Pasadena
Hoy es la boda de Jaime, pero no te podremos ver. No podré hablar contigo de la NFL, ni del Racing, ni de Bellingham, ni del derbi.
Una vez, cuando éramos pequeños, en quinto de primaria, la profesora nos preguntó en clase si sabíamos por qué subía la marea de ese mar que casi podíamos oler desde el patio. Tú fuiste el único que levantó la mano, rasgando mucho los ojos como hacías siempre que mirabas a la pizarra, y dijiste muy tranquilo: “Por la luna”. Me dejaste asombrado. Eras listísimo y sabías ese tipo de cosas antes que el resto.
Siempre jugábamos a penaltis en la playa. Una tanda a diez. Tú y Juan contra Manuel y yo. Jamás os pudimos ganar. Íbamos bien, pero luego nos veníamos abajo psicológicamente. Te lanzabas a la arena con tu corpachón en una especie de insólita estirada, como el seminarista de la foto de Ramón Masats, y luego te levantabas agitando el puño, haciendo la garra. Eras de hielo. Tirabas los penaltis muy lento, con la frialdad de un psicópata. Una tarde recuerdo que estábamos a punto de ganar, había una chica mirando, y yo mandé el balón hasta el Cormorán de puritita presión. Me sentí como Roberto Baggio en Pasadena.

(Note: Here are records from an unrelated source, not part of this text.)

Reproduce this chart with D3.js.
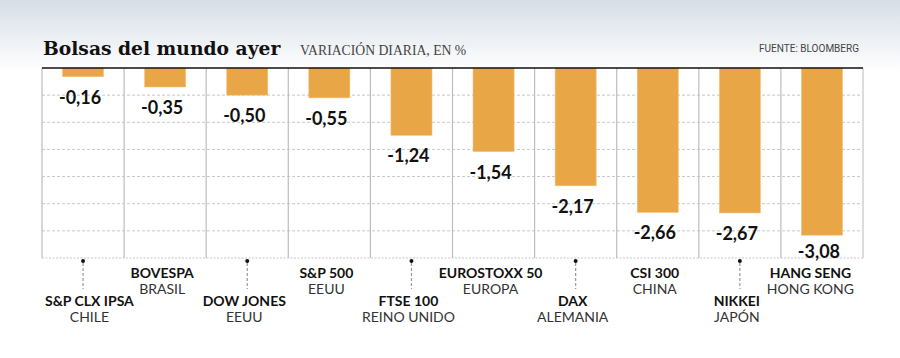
<!DOCTYPE html>
<html><head><meta charset="utf-8">
<script src="https://cdn.jsdelivr.net/npm/d3@7"></script>
<style>
html,body{margin:0;padding:0;background:#fff;}
svg{display:block;}
</style></head>
<body>
<svg id="c" width="900" height="358"></svg>
<script>
const indices = ["S&P CLX IPSA","BOVESPA","DOW JONES","S&P 500","FTSE 100","EUROSTOXX 50","DAX","CSI 300","NIKKEI","HANG SENG"];
const countries = ["CHILE","BRASIL","EEUU","EEUU","REINO UNIDO","EUROPA","ALEMANIA","CHINA","JAPÓN","HONG KONG"];
const changes = [-0.16,-0.35,-0.50,-0.55,-1.24,-1.54,-2.17,-2.66,-2.67,-3.08];
const valueLabels = ["-0,16","-0,35","-0,50","-0,55","-1,24","-1,54","-2,17","-2,66","-2,67","-3,08"];
const gridTicks = [-0.5,-1,-1.5,-2,-2.5,-3];

(function(){
const svg = d3.select("#c");
const W = 900, H = 358;
const L = 42, R = 863, T = 68, B = 258;

const defs = svg.append("defs");
const g = defs.append("linearGradient").attr("id","bg").attr("x1",0).attr("y1",0).attr("x2",0).attr("y2",1);
g.append("stop").attr("offset","0%").attr("stop-color","#d7dee6");
g.append("stop").attr("offset","100%").attr("stop-color","#ffffff");
svg.append("rect").attr("x",0).attr("y",0).attr("width",W).attr("height",72).attr("fill","url(#bg)");

const col = d3.scaleBand().domain(d3.range(indices.length)).range([L,R]).padding(0);
const bar = d3.scaleBand().domain(d3.range(indices.length)).range([L,R]).paddingInner(0.5).paddingOuter(0.25);
const y = d3.scaleLinear().domain([0,-3.5]).range([T,B]);

svg.append("rect").attr("x",L).attr("y",T).attr("width",R-L).attr("height",B-T).attr("fill","#fff");

svg.append("g").selectAll("line").data(gridTicks).join("line")
  .attr("x1",L).attr("x2",R).attr("y1",d=>y(d)).attr("y2",d=>y(d))
  .attr("stroke","#c8c8c8").attr("stroke-width",1).attr("stroke-dasharray","3,2");
svg.append("line").attr("x1",L).attr("x2",R).attr("y1",y(-3.5)).attr("y2",y(-3.5))
  .attr("stroke","#c8c8c8").attr("stroke-width",1.2).attr("stroke-dasharray","2,1.5");

const seps = d3.range(indices.length+1);
svg.append("g").selectAll("line").data(seps).join("line")
  .attr("x1",i=> i<indices.length ? col(i) : R).attr("x2",i=> i<indices.length ? col(i) : R)
  .attr("y1",T).attr("y2",B)
  .attr("stroke",i=> i===indices.length ? "#dcdcdc" : "#bdbdbd")
  .attr("stroke-width",i=> i===indices.length ? 2 : 1.2);

svg.append("g").selectAll("rect").data(changes).join("rect")
  .attr("x",(d,i)=>bar(i)).attr("width",bar.bandwidth())
  .attr("y",y(0)).attr("height",d=>y(d)-y(0))
  .attr("fill","#e9a646").attr("stroke","#f1c27a").attr("stroke-width",0.6);

svg.append("line").attr("x1",L).attr("x2",R).attr("y1",T).attr("y2",T)
  .attr("stroke","#111").attr("stroke-width",1.5);

svg.append("g").selectAll("text").data(changes).join("text")
  .attr("x",(d,i)=>bar(i)+bar.bandwidth()/2-3)
  .attr("y",d=>Math.min(y(d)+27,257.5))
  .attr("text-anchor","middle")
  .attr("font-family","Lato, 'Open Sans', sans-serif").attr("font-weight",700)
  .attr("font-size",18).attr("fill","#111")
  .text((d,i)=>valueLabels[i]);

const cats = svg.append("g");
indices.forEach((name,i)=>{
  const cx = bar(i)+bar.bandwidth()/2;
  const lower = i%2===0;
  const yName = lower ? 306 : 278;
  if(lower){
    cats.append("line").attr("x1",cx).attr("x2",cx).attr("y1",263).attr("y2",289)
      .attr("stroke","#999").attr("stroke-width",1.2).attr("stroke-dasharray","3,2");
    cats.append("circle").attr("cx",cx).attr("cy",261).attr("r",2).attr("fill","#111");
  }
  const grp = cats.append("g");
  const t1 = grp.append("text").attr("x",0).attr("y",yName).attr("text-anchor","middle")
    .attr("font-family","Lato, 'Open Sans', sans-serif").attr("font-weight",700).attr("font-size",14)
    .attr("fill","#111").text(name);
  const t2 = grp.append("text").attr("x",0).attr("y",yName+16).attr("text-anchor","middle")
    .attr("font-family","Lato, 'Open Sans', sans-serif").attr("font-weight",400).attr("font-size",14)
    .attr("fill","#333").text(countries[i]);
  const w = Math.max(t1.node().getComputedTextLength(), t2.node().getComputedTextLength());
  let x = cx - 3;
  x = Math.max(x, L + 3 + w/2);
  x = Math.min(x, R - 9 - w/2);
  grp.attr("transform",`translate(${x},0)`);
});

svg.append("text").attr("x",43).attr("y",55)
  .attr("font-family","'DejaVu Serif', serif").attr("font-weight",700).attr("font-size",18.7)
  .attr("fill","#111").text("Bolsas del mundo ayer");
svg.append("text").attr("x",300).attr("y",55)
  .attr("font-family","'Liberation Serif', serif").attr("font-size",13.7)
  .attr("fill","#444").text("VARIACIÓN DIARIA, EN %");
svg.append("text").attr("x",859).attr("y",52).attr("text-anchor","end")
  .attr("font-family","Roboto, sans-serif").attr("font-size",10)
  .attr("fill","#444").text("FUENTE: BLOOMBERG");
})();
</script>
</body></html>
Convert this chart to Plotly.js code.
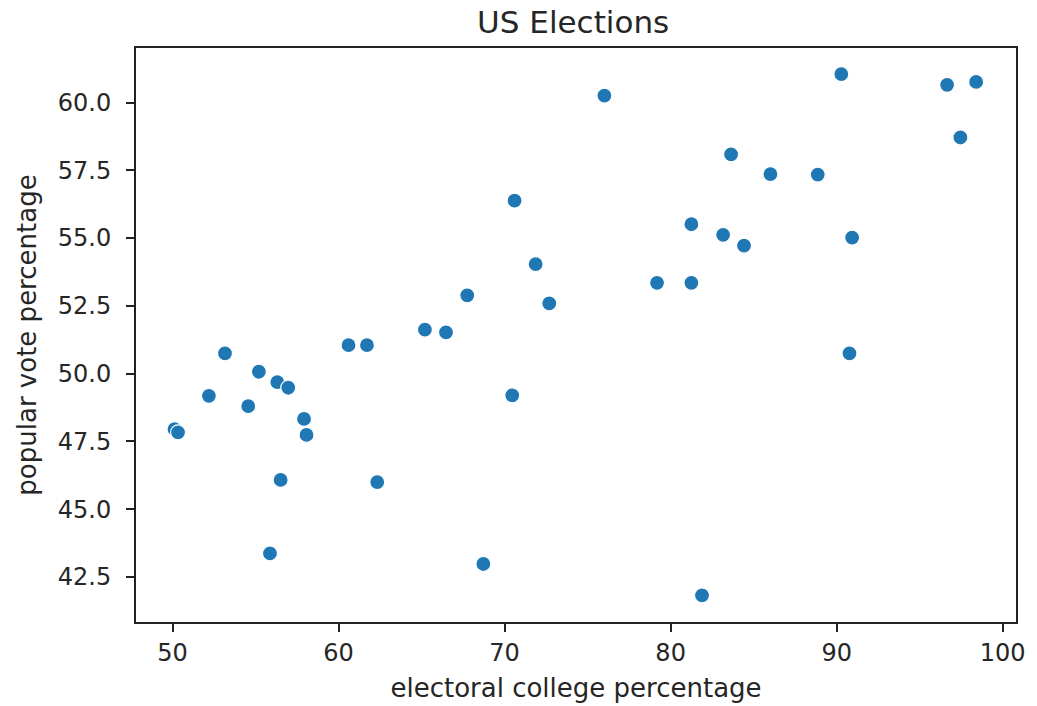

Hace poco estuve jugando en casa de Edu, en la Sierra, con una máquina recreativa que tiene con todos los juegos del mundo, incluyendo el Street Fighter II y el Goldeneye. De todos ellos, elegí el Tecmo Cup, un extrañísimo juego mitad fútbol y mitad Elige tu Propia Aventura que tú me enseñaste en Noray y con el que fuimos campeones del mundo juntos. Gané un partido antes de irme a la cama y fue sentirte de nuevo ahí a mi lado, aliento de galletas y viernes. Apagué y me quedé un rato a oscuras en aquella casa enorme, acordándome de ti. Pero no te escribí. No sé por qué.
Hoy es la boda de Jaime y no podrás estar. Da igual. Los del banco azul te esperamos. Ponte fuerte (pero tampoco tan fuerte), que tenemos que jugar la revancha de penaltis y luego ir al Lupa. Y darnos un baño en la Segunda mientras hablamos de Ebi Smolarek.
Algún día, si tengo un hijo, le preguntaré si sabe por qué sube y baja la marea en la playa. Esperaré a ver su cara de asombro y luego le diré que me lo enseñó un amigo muy listo de clase. Un amigo al que siempre derroté a penaltis, añadiré después sin sonrojo alguno.